Whedon has a better Millenium Falcon in his Serenity, and he has a more compelling Han Solo in Nathan Fillion’s pitch-perfect Mal Reynolds. I once described Reynolds as a Han Solo who went back to the Death Star and missed, and a Captain Kirk who never got laid. Well, Mal’s still a lonely guy in Serenity, but this guy would never have returned to the Death Star … at least not until this movie. Whedon and Fillion show us the journey that Han must have made after he left Yavin IV laden with the Rebels’ booty; the decision he must have made to accept a purpose into his life.

I must further praise Whedon for Shepherd Book’s cameo. Yes, we all wanted to see Ron Glass as a kickass preacher again, but Whedon doesn’t waste his screentime; no, Book shows up to deliver the movie’s theme: the importance of belief. Not necessarily belief in god, but belief in something, whether it be a cause, yourself or your friends.

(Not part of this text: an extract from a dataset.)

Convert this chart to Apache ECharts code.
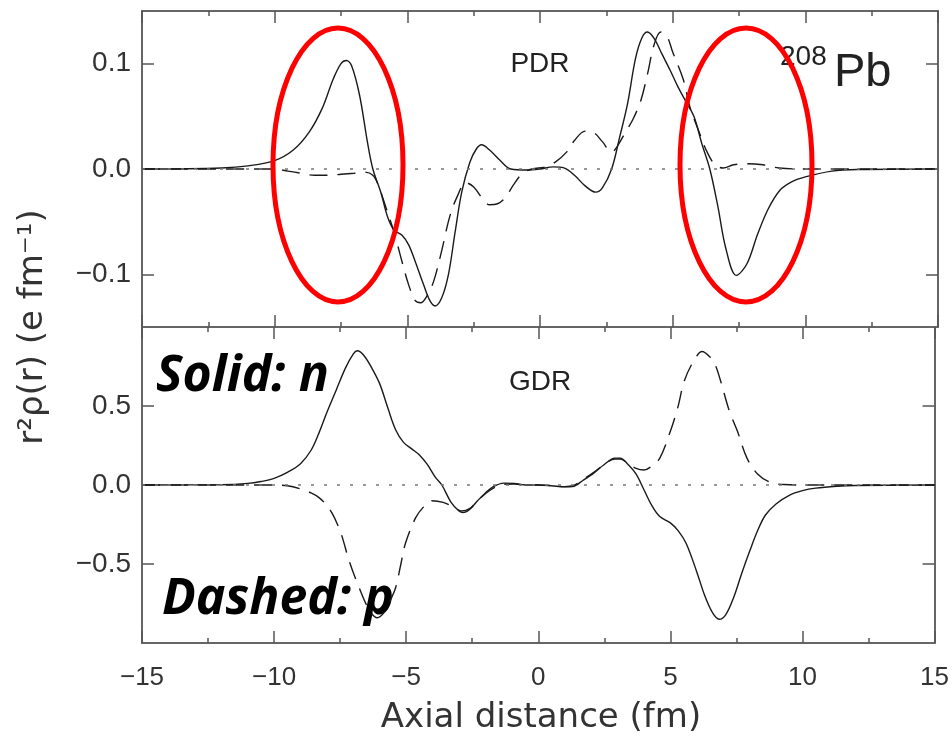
<!DOCTYPE html>
<html><head><meta charset="utf-8">
<script src="https://cdn.jsdelivr.net/npm/echarts@6/dist/echarts.min.js"></script>
<style>html,body{margin:0;padding:0;background:#fff}#c{width:952px;height:745px}</style>
</head><body><div id="c"></div>
<script>
// ---- data ----
const xRange = [-15, 15];
const pdrYTicks = [-0.1, 0, 0.1];
const gdrYTicks = [-0.5, 0, 0.5];

// PDR, neutrons (solid)
const pdrN_x = [-15,-12,-11,-10,-9.3,-8.7,-8.2,-7.8,-7.5,-7.3,-7.1,-6.8,-6.5,-6.3,-6.0,-5.75,-5.5,-5.2,-4.95,-4.7,-4.4,-4.15,-3.95,-3.7,-3.45,-3.2,-2.95,-2.65,-2.4,-2.2,-1.9,-1.5,-1.1,-0.5,0,0.5,0.9,1.3,1.7,2.1,2.35,2.7,3.0,3.3,3.6,3.85,4.05,4.3,4.6,4.9,5.2,5.5,5.8,6.1,6.4,6.7,7.0,7.4,7.8,8.2,8.6,9.05,9.5,10.0,11.0,12.0,15];
const pdrN_y = [0,0.001,0.003,0.008,0.018,0.035,0.058,0.085,0.1,0.103,0.098,0.07,0.025,0,-0.022,-0.045,-0.058,-0.063,-0.072,-0.088,-0.109,-0.125,-0.13,-0.122,-0.1,-0.06,-0.022,0.006,0.019,0.023,0.018,0.008,0,-0.001,0,0.002,0.001,-0.006,-0.016,-0.022,-0.018,0,0.03,0.062,0.105,0.125,0.13,0.124,0.109,0.094,0.078,0.064,0.05,0.024,0,-0.035,-0.075,-0.101,-0.09,-0.062,-0.038,-0.02,-0.012,-0.0075,-0.002,-0.0005,0];

// PDR, protons (dashed)
const pdrP_x = [-15,-10,-9.5,-9,-8.5,-8,-7.5,-7,-6.6,-6.3,-6.1,-5.8,-5.5,-5.2,-4.95,-4.7,-4.5,-4.25,-4.0,-3.7,-3.4,-3.1,-2.8,-2.5,-2.2,-1.9,-1.6,-1.3,-1.0,-0.65,-0.3,0.2,0.6,1.0,1.3,1.7,2.0,2.35,2.7,2.9,3.2,3.5,3.8,4.05,4.3,4.55,4.8,5.0,5.4,5.65,6.0,6.3,6.6,6.9,7.3,7.8,8.4,9.0,10,15];
const pdrP_y = [0,0,-0.002,-0.004,-0.006,-0.006,-0.005,-0.004,-0.003,-0.006,-0.015,-0.037,-0.06,-0.088,-0.11,-0.125,-0.127,-0.12,-0.106,-0.077,-0.045,-0.025,-0.013,-0.017,-0.027,-0.034,-0.033,-0.027,-0.015,-0.004,0,0.002,0.007,0.016,0.027,0.036,0.035,0.026,0.016,0.021,0.034,0.047,0.065,0.09,0.118,0.13,0.125,0.111,0.085,0.059,0.035,0.016,0.004,0.001,0.004,0.005,0.004,0.001,0,0];

// GDR, neutrons (solid)
const gdrN_x = [-15,-12,-11,-10.5,-10,-9.5,-9,-8.6,-8.3,-8,-7.65,-7.3,-7.0,-6.85,-6.6,-6.3,-6.0,-5.7,-5.4,-5.1,-4.8,-4.5,-4.2,-3.9,-3.65,-3.3,-3.0,-2.85,-2.6,-2.3,-2.0,-1.7,-1.3,-0.9,-0.5,0,0.5,1.0,1.3,1.7,2.1,2.5,2.9,3.1,3.4,3.7,4.0,4.3,4.6,5.0,5.3,5.6,6.0,6.3,6.6,6.85,7.1,7.4,7.7,8.0,8.3,8.6,9.0,9.5,10.0,10.5,11.3,12,15];
const gdrN_y = [0,0.002,0.01,0.022,0.042,0.08,0.135,0.22,0.33,0.46,0.6,0.74,0.83,0.85,0.82,0.74,0.64,0.49,0.35,0.27,0.23,0.19,0.13,0.05,0,-0.11,-0.165,-0.175,-0.155,-0.1,-0.05,-0.01,0.012,0.01,0,0,-0.005,-0.012,-0.01,0.03,0.075,0.13,0.17,0.17,0.13,0.07,-0.03,-0.13,-0.2,-0.24,-0.29,-0.37,-0.55,-0.7,-0.81,-0.85,-0.82,-0.71,-0.56,-0.42,-0.29,-0.19,-0.12,-0.065,-0.036,-0.02,-0.008,-0.003,0];

// GDR, protons (dashed)
const gdrP_x = [-15,-10,-9.5,-9,-8.6,-8.3,-8.0,-7.8,-7.6,-7.42,-7.16,-6.78,-6.4,-6.1,-5.8,-5.6,-5.4,-5.2,-5.03,-4.65,-4.35,-4.03,-3.6,-3.2,-2.9,-2.6,-2.3,-2.0,-1.7,-1.3,-0.9,-0.5,0,0.5,1.0,1.3,1.7,2.1,2.5,2.9,3.1,3.4,3.7,4.0,4.3,4.6,5.0,5.28,5.53,5.9,6.2,6.5,6.7,6.9,7.23,7.54,7.9,8.3,8.8,9.3,10,15];
const gdrP_y = [0,0,-0.005,-0.025,-0.05,-0.08,-0.13,-0.18,-0.25,-0.33,-0.48,-0.65,-0.79,-0.84,-0.8,-0.73,-0.65,-0.5,-0.37,-0.21,-0.14,-0.1,-0.11,-0.14,-0.165,-0.15,-0.1,-0.055,-0.02,0.005,0.006,0,0,-0.003,-0.01,-0.005,0.035,0.08,0.13,0.165,0.165,0.135,0.105,0.095,0.12,0.17,0.34,0.49,0.66,0.79,0.845,0.81,0.76,0.66,0.47,0.34,0.17,0.07,0.015,0.003,0,0];

// ---- chart ----
const zip = (xs, ys) => xs.map((x, i) => [x, ys[i]]);
const minus = v => (v < 0 ? '\u2212' : '') + Math.abs(v);
const fmt1 = v => (v < 0 ? '\u2212' : '') + Math.abs(v).toFixed(1);

const AX = '#666', TK = '#555', TXT = '#333';
const yFont = '"Liberation Sans Narrow", "Liberation Sans", sans-serif';

function xAxis(grid, pos, labels) {
  return {
    type: 'value', gridIndex: grid, position: pos, min: xRange[0], max: xRange[1], interval: 5,
    axisLine: { show: true, onZero: false, lineStyle: { color: AX, width: 2 } },
    axisTick: { show: true, inside: true, length: 12, lineStyle: { color: TK, width: 1.5 } },
    minorTick: { show: true, splitNumber: 2, length: 5, lineStyle: { color: TK, width: 1.5 } },
    splitLine: { show: false }, minorSplitLine: { show: false },
    axisLabel: { show: labels, formatter: minus, color: TXT, fontSize: 26, margin: 22, fontFamily: '"Liberation Sans", sans-serif' }
  };
}
function yAxis(grid, pos, min, max, ticks, labels) {
  return {
    type: 'value', gridIndex: grid, position: pos, min: min, max: max,
    axisLine: { show: true, onZero: false, lineStyle: { color: AX, width: 2 } },
    axisTick: { show: true, inside: true, length: 12, customValues: ticks, lineStyle: { color: TK, width: 1.5 } },
    splitLine: { show: false },
    axisLabel: { show: labels, customValues: ticks, formatter: fmt1, color: TXT, fontSize: 28, margin: 11, fontFamily: yFont }
  };
}
const zeroLine = {
  silent: true, symbol: ['none', 'none'], label: { show: false },
  lineStyle: { type: [3, 10], color: '#777', width: 1.5 },
  emphasis: { disabled: true },
  data: [{ yAxis: 0 }]
};
function line(name, xi, yi, data, dashed, withZero) {
  const s = {
    name, type: 'line', xAxisIndex: xi, yAxisIndex: yi, data, smooth: 0.35,
    showSymbol: false, symbol: 'none',
    lineStyle: { color: '#1a1a1a', width: 1.4, type: dashed ? [18, 10] : 'solid' },
    emphasis: { disabled: true }, z: 3
  };
  if (withZero) s.markLine = zeroLine;
  return s;
}
function txt(x, y, text, font, extra) {
  return Object.assign({
    type: 'text', x: x, y: y, silent: true,
    style: Object.assign({ text: text, font: font, fill: '#222', align: 'center', verticalAlign: 'middle', textAlign: 'center', textVerticalAlign: 'middle' }, extra || {})
  });
}

const chart = echarts.init(document.getElementById('c'), null, { renderer: 'canvas' });
chart.setOption({
  animation: false,
  backgroundColor: '#fff',
  grid: [
    { left: 142, top: 11, width: 796, height: 316 },
    { left: 142, top: 327, width: 796, height: 316 }
  ],
  xAxis: [xAxis(0, 'bottom', false), xAxis(0, 'top', false), xAxis(1, 'bottom', true), xAxis(1, 'top', false)],
  yAxis: [
    yAxis(0, 'left', -0.15, 0.15, pdrYTicks, true), yAxis(0, 'right', -0.15, 0.15, pdrYTicks, false),
    yAxis(1, 'left', -1, 1, gdrYTicks, true), yAxis(1, 'right', -1, 1, gdrYTicks, false)
  ],
  series: [
    line('PDR n', 0, 0, zip(pdrN_x, pdrN_y), false, true),
    line('PDR p', 0, 0, zip(pdrP_x, pdrP_y), true, false),
    line('GDR n', 2, 2, zip(gdrN_x, gdrN_y), false, true),
    line('GDR p', 2, 2, zip(gdrP_x, gdrP_y), true, false)
  ],
  graphic: [
    txt(540, 64, 'PDR', '28px ' + yFont),
    txt(540, 382, 'GDR', '28px ' + yFont),
    txt(780, 57, '208', '28px "Liberation Sans", sans-serif', { align: 'left', textAlign: 'left' }),
    txt(834, 73, 'Pb', '47px "Liberation Sans", sans-serif', { align: 'left', textAlign: 'left' }),
    txt(156, 377, 'Solid: n', 'italic bold 50px "Noto Sans", sans-serif', { align: 'left', textAlign: 'left', fill: '#000' }),
    txt(162, 600, 'Dashed: p', 'italic bold 50px "Noto Sans", sans-serif', { align: 'left', textAlign: 'left', fill: '#000' }),
    txt(541, 718, 'Axial distance (fm)', '34px "DejaVu Sans", sans-serif', { fill: '#333' }),
    Object.assign(txt(33, 327, 'r\u00B2\u03C1(r) (e fm\u207B\u00B9)', '34px "DejaVu Sans", sans-serif', { fill: '#333' }), { rotation: Math.PI / 2 }),
    { type: 'ellipse', silent: true, shape: { cx: 338, cy: 165, rx: 65, ry: 137 }, style: { fill: 'none', stroke: '#ff0000', lineWidth: 5 }, z: 10 },
    { type: 'ellipse', silent: true, shape: { cx: 746, cy: 165, rx: 66, ry: 137 }, style: { fill: 'none', stroke: '#ff0000', lineWidth: 5 }, z: 10 }
  ]
});
</script></body></html>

Like David Lynch, Whedon believes in evil, but unlike Lynch, Whedon believes we should fight it. I’m not saying Lynch thinks we should capitulate to the forces of evil, but I do think Lynch sees the battle as an inevitable win for the forces of good. Whedon believes no such thing. As Dr. McCoy said in the original Star Trek, “Evil will win unless good is very, very careful.” Whedon takes it a step further, bringing the fight to evil’s doorstep, and he handles the tricky and volatile issue of morality with grace and maturity, and he delivers his ever-so-welcome homilies with wit and heart-breaking gravity. I don’t know how he does it.

I’ve said it once and I’ll say it again: movies and TV shows like Serenity, Firefly, Twin Peaks and Lost Highway are not movies and TV shows; movie theaters and TV sets are merely their chariots. We’re lucky to have Joss Whedon, and don’t forget it.